GOAL: Take the lines from the head of the listing through the one bearing "const ages = d3.range(0, 101);" and copy them exactly, leaving every picture out.
------
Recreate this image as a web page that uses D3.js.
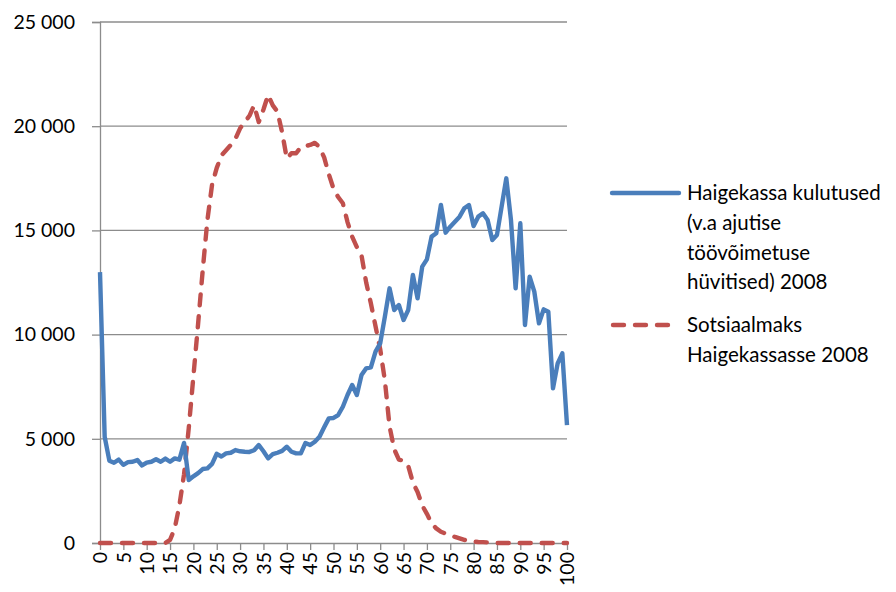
<!DOCTYPE html>
<html>
<head>
<meta charset="utf-8">
<script src="https://cdn.jsdelivr.net/npm/d3@7"></script>
<style>
  body { margin: 0; background: #fff; }
  svg text { font-family: Lato, "Liberation Sans", sans-serif; fill: #000; }
</style>
</head>
<body>
<div id="chart"></div>
<script>
// ages 0..100
const ages = d3.range(0, 101);

const costs = [
  13000, 5100, 3950, 3850, 4000, 3750, 3880, 3900, 3980, 3720,
  3860, 3900, 4020, 3900, 4050, 3900, 4060, 4000, 4800, 3020,
  3200, 3350, 3550, 3580, 3800, 4280, 4150, 4300, 4330, 4460,
  4400, 4380, 4370, 4450, 4700, 4400, 4060, 4260, 4330, 4420,
  4620, 4380, 4300, 4300, 4800, 4700, 4860, 5100, 5550, 5980,
  6000, 6140, 6540, 7100, 7580, 7100, 8060, 8380, 8430, 9180,
  9580, 10860, 12220, 11180, 11420, 10700, 11180, 12860, 11740, 13260,
  13610, 14700, 14860, 16220, 14890, 15180, 15420, 15660, 16060, 16220,
  15210, 15660, 15820, 15500, 14540, 14780, 16140, 17500, 15500, 12220,
  15340, 10460, 12780, 12060, 10540, 11210, 11100, 7420, 8620, 9100,
  5660
];

const socialTax = [
  0, 0, 0, 0, 0, 0, 0, 0, 0, 0,
  0, 0, 0, 0, 0, 150, 700, 1800, 3300, 5500,
  8000, 10500, 13100, 15500, 17200, 18000, 18600, 18850, 19100, 19400,
  19900, 20200, 20500, 21000, 20200, 20800, 21500, 21000, 20700, 19700,
  18450, 18700, 18700, 19000, 19050, 19100, 19200, 19000, 18500, 17700,
  17000, 16600, 16300, 15400, 14700, 14200, 13800, 12500, 11500, 10400,
  9300, 7800, 5600, 4500, 4000, 3950, 3700, 2900, 2450, 1800,
  1400, 950, 700, 540, 450, 370, 290, 220, 150, 100,
  70, 50, 40, 30, 20, 0, 0, 0, 0, 0,
  0, 0, 0, 0, 0, 0, 0, 0, 0, 0,
  0
];

const yTicks = [0, 5000, 10000, 15000, 20000, 25000];
const xTicks = d3.range(0, 101, 5);

const legendCosts = ["Haigekassa kulutused", "(v.a ajutise", "töövõimetuse", "hüvitised) 2008"];
const legendTax = ["Sotsiaalmaks", "Haigekassasse 2008"];

const width = 896;
const height = 592;
const plot = { left: 100, right: 567, top: 22, bottom: 543 };

const svg = d3.select("#chart")
    .append("svg")
    .attr("width", width)
    .attr("height", height);

const x = d3.scaleLinear()
    .domain([0, 100])
    .range([plot.left, plot.right]);

const y = d3.scaleLinear()
    .domain([0, 25000])
    .range([plot.bottom, plot.top]);

const fmt = d3.formatLocale({ decimal: ",", thousands: " ", grouping: [3], currency: ["", ""] }).format(",");

// horizontal gridlines
svg.append("g")
    .selectAll("line")
    .data(yTicks.filter(d => d > 0))
    .enter().append("line")
    .attr("x1", plot.left)
    .attr("x2", plot.right)
    .attr("y1", d => y(d))
    .attr("y2", d => y(d))
    .attr("stroke", "#8c8c8c")
    .attr("stroke-width", 1.3);

// y axis
const yAxis = svg.append("g")
    .attr("transform", `translate(${plot.left},0)`)
    .call(d3.axisLeft(y).tickValues(yTicks).tickSize(8).tickPadding(17).tickFormat(fmt));
yAxis.select(".domain").attr("stroke", "#8c8c8c").attr("stroke-width", 1.3);
yAxis.selectAll(".tick line").attr("stroke", "#8c8c8c").attr("stroke-width", 1.3);
yAxis.selectAll("text").style("font-size", "19.5px");

// x axis
const xAxis = svg.append("g")
    .attr("transform", `translate(0,${plot.bottom})`)
    .call(d3.axisBottom(x).tickValues(xTicks).tickSize(7).tickSizeOuter(0));
xAxis.select(".domain").attr("stroke", "#8c8c8c").attr("stroke-width", 1.3);
xAxis.selectAll(".tick line").attr("stroke", "#8c8c8c").attr("stroke-width", 1.3);
xAxis.selectAll("text")
    .style("font-size", "19.5px")
    .attr("text-anchor", "end")
    .attr("transform", "rotate(-90)")
    .attr("x", -9)
    .attr("y", 0)
    .attr("dy", "0.35em");

const line = d3.line()
    .x((d, i) => x(ages[i]))
    .y(d => y(d));

svg.append("path")
    .datum(socialTax)
    .attr("fill", "none")
    .attr("stroke", "#c0504d")
    .attr("stroke-width", 4.4)
    .attr("stroke-linecap", "round")
    .attr("stroke-linejoin", "round")
    .attr("stroke-dasharray", "11,11")
    .attr("d", line);

svg.append("path")
    .datum(costs)
    .attr("fill", "none")
    .attr("stroke", "#4a7ebb")
    .attr("stroke-width", 4.4)
    .attr("stroke-linejoin", "round")
    .attr("d", line);

// legend
const legend = svg.append("g");

legend.append("line")
    .attr("x1", 612).attr("x2", 679)
    .attr("y1", 193).attr("y2", 193)
    .attr("stroke", "#4a7ebb")
    .attr("stroke-width", 4.4)
    .attr("stroke-linecap", "round");

legend.append("text")
    .attr("x", 687)
    .attr("y", 200)
    .style("font-size", "20.5px")
    .selectAll("tspan")
    .data(legendCosts)
    .enter().append("tspan")
    .attr("x", 687)
    .attr("dy", (d, i) => i === 0 ? 0 : 29.8)
    .text(d => d);

legend.append("line")
    .attr("x1", 613).attr("x2", 678)
    .attr("y1", 325).attr("y2", 325)
    .attr("stroke", "#c0504d")
    .attr("stroke-width", 4.4)
    .attr("stroke-linecap", "round")
    .attr("stroke-dasharray", "11,11");

legend.append("text")
    .attr("x", 687)
    .attr("y", 332)
    .style("font-size", "20.5px")
    .selectAll("tspan")
    .data(legendTax)
    .enter().append("tspan")
    .attr("x", 687)
    .attr("dy", (d, i) => i === 0 ? 0 : 29.8)
    .text(d => d);
</script>
</body>
</html>
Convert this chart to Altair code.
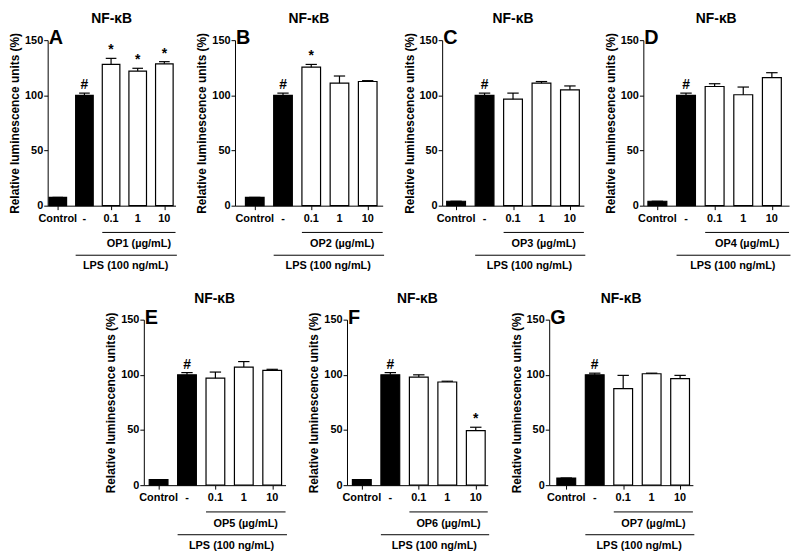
import altair as alt
import pandas as pd

# ---- data ----
categories = ["Control", "-", "0.1", "1", "10"]
bar_fill = ["black", "black", "white", "white", "white"]
panel_letters = ["A", "B", "C", "D", "E", "F", "G"]
extract_names = ["OP1", "OP2", "OP3", "OP4", "OP5", "OP6", "OP7"]

op1_values = [7.5, 100, 128, 122, 128.5]
op1_errors = [0, 2, 5.5, 2.5, 2]
op1_marks = ["", "#", "*", "*", "*"]

op2_values = [7.5, 100, 125.5, 111, 112.5]
op2_errors = [0, 2, 2.5, 6.5, 0.8]
op2_marks = ["", "#", "*", "", ""]

op3_values = [4, 100, 96.5, 111, 105]
op3_errors = [0, 2, 5.5, 1.5, 3.5]
op3_marks = ["", "#", "", "", ""]

op4_values = [4, 100, 108, 100.5, 116]
op4_errors = [0, 2, 2.5, 7, 4.5]
op4_marks = ["", "#", "", "", ""]

op5_values = [5, 100, 97, 107, 104]
op5_errors = [0, 2, 5.5, 5, 1]
op5_marks = ["", "#", "", "", ""]

op6_values = [5, 100, 98, 93.5, 49.5]
op6_errors = [0, 2, 2, 0.7, 3]
op6_marks = ["", "#", "", "", "*"]

op7_values = [6.5, 100, 87.5, 101, 96.5]
op7_errors = [0, 1.5, 12, 0.5, 3]
op7_marks = ["", "#", "", "", ""]

all_values = [op1_values, op2_values, op3_values, op4_values, op5_values, op6_values, op7_values]
all_errors = [op1_errors, op2_errors, op3_errors, op4_errors, op5_errors, op6_errors, op7_errors]
all_marks = [op1_marks, op2_marks, op3_marks, op4_marks, op5_marks, op6_marks, op7_marks]

# ---- layout (per panel) ----
FONT = "Liberation Sans"
H = 167
widths = [129, 149, 143, 147, 143, 142, 145]
x_min = [-0.38, -0.7, -0.49, -0.49, -0.52, -0.52, -0.6]
x_max = [4.42, 4.53, 4.49, 4.6, 4.47, 4.42, 4.45]
HALF = 0.33
CAP = 0.2


def panel(i):
    df = pd.DataFrame({
        "idx": list(range(len(categories))),
        "cat": categories,
        "value": all_values[i],
        "err": all_errors[i],
        "sig": all_marks[i],
        "fill": bar_fill,
    })
    df["left"] = df["idx"] - HALF
    df["right"] = df["idx"] + HALF
    df["top"] = df["value"] + df["err"]
    df["cap_l"] = df["idx"] - CAP
    df["cap_r"] = df["idx"] + CAP

    xs = alt.Scale(domain=[x_min[i], x_max[i]], nice=False, zero=False)
    ys = alt.Scale(domain=[0, 150], nice=False)
    xaxis = alt.Axis(values=list(range(len(categories))), labels=False, title=None,
                     grid=False, tickSize=4, domainColor="black", tickColor="black")
    yaxis = alt.Axis(values=[0, 50, 100, 150], title="Relative luminescence units (%)",
                     grid=False, tickSize=4, labelPadding=1, labelFontSize=11,
                     labelFontWeight="bold", labelColor="black", domainColor="black",
                     tickColor="black", titleFontSize=12, titleFontWeight="bold",
                     titleColor="black", titlePadding=3, labelFont=FONT, titleFont=FONT,
                     labelOverlap=False)

    base = alt.Chart(df)
    bars = base.mark_bar(stroke="black", strokeWidth=1.2).encode(
        x=alt.X("left:Q", scale=xs, axis=xaxis),
        x2="right:Q",
        y=alt.Y("value:Q", scale=ys, axis=yaxis),
        y2=alt.datum(0),
        fill=alt.Fill("fill:N", scale=None, legend=None),
    )
    err = base.mark_rule(color="black", strokeWidth=1.2).encode(
        x=alt.X("idx:Q", axis=xaxis), y=alt.Y("value:Q", axis=yaxis), y2="top:Q")
    cap = base.mark_rule(color="black", strokeWidth=1.2).encode(
        x=alt.X("cap_l:Q", axis=xaxis), x2="cap_r:Q", y=alt.Y("top:Q", axis=yaxis))
    sig = base.transform_filter("datum.sig != ''").mark_text(
        fontSize=14, fontWeight="bold", font=FONT, baseline="alphabetic", dy=-4, color="black"
    ).encode(x=alt.X("idx:Q", axis=xaxis), y=alt.Y("top:Q", axis=yaxis), text="sig:N")
    xlabels = base.mark_text(fontSize=11, fontWeight="bold", font=FONT, baseline="middle",
                             color="black").encode(
        x=alt.X("idx:Q", axis=xaxis), y=alt.value(H + 13), text="cat:N")

    one = alt.Chart(pd.DataFrame({"k": [0]}))
    op_start = 2 - HALF
    lps_start = 1 - HALF
    end = x_max[i]
    op_line = one.mark_rule(color="black", strokeWidth=1).encode(
        x=alt.datum(op_start), x2=alt.datum(end), y=alt.value(H + 27))
    op_text = one.mark_text(fontSize=11, fontWeight="bold", font=FONT, baseline="middle").encode(
        x=alt.datum((op_start + end) / 2), y=alt.value(H + 39),
        text=alt.value(f"{extract_names[i]} (µg/mL)"))
    lps_line = one.mark_rule(color="black", strokeWidth=1).encode(
        x=alt.datum(lps_start), x2=alt.datum(end + 0.05), y=alt.value(H + 50))
    lps_text = one.mark_text(fontSize=11, fontWeight="bold", font=FONT, baseline="middle").encode(
        x=alt.datum((lps_start + end) / 2), y=alt.value(H + 61),
        text=alt.value("LPS (100 ng/mL)"))
    letter = one.mark_text(fontSize=20, fontWeight="bold", font=FONT, align="left",
                           baseline="middle").encode(
        x=alt.value(1), y=alt.value(-2), text=alt.value(panel_letters[i]))
    title = one.mark_text(fontSize=14, fontWeight="bold", font=FONT, align="center",
                          baseline="middle").encode(
        x=alt.value(widths[i] / 2), y=alt.value(-21), text=alt.value("NF-κB"))

    return alt.layer(bars, err, cap, sig, xlabels, op_line, op_text, lps_line, lps_text,
                     letter, title).properties(width=widths[i], height=H)


top = alt.hconcat(*[panel(i) for i in range(4)], spacing=60, bounds="flush")
bottom = alt.hconcat(*[panel(i) for i in range(4, 7)], spacing=62, bounds="flush")

chart = alt.vconcat(top, bottom, spacing=21, center=True).properties(
    padding={"left": 0, "top": 2, "right": 0, "bottom": 0}
).configure_view(stroke=None)

chart.save("out.html", embed_options={"renderer": "svg", "actions": False})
------
EXERCISE SOLUTION:
Recreate this image as a web page that uses D3.js.
<!DOCTYPE html>
<html>
<head>
<meta charset="utf-8">
<script src="https://cdn.jsdelivr.net/npm/d3@7"></script>
<style>
  body { margin: 0; background: #fff; }
  svg text { font-family: Lato, "Liberation Sans", sans-serif; fill: #000; }
</style>
</head>
<body>
<div id="chart"></div>
<script>
// ages 0..100
const ages = d3.range(0, 101);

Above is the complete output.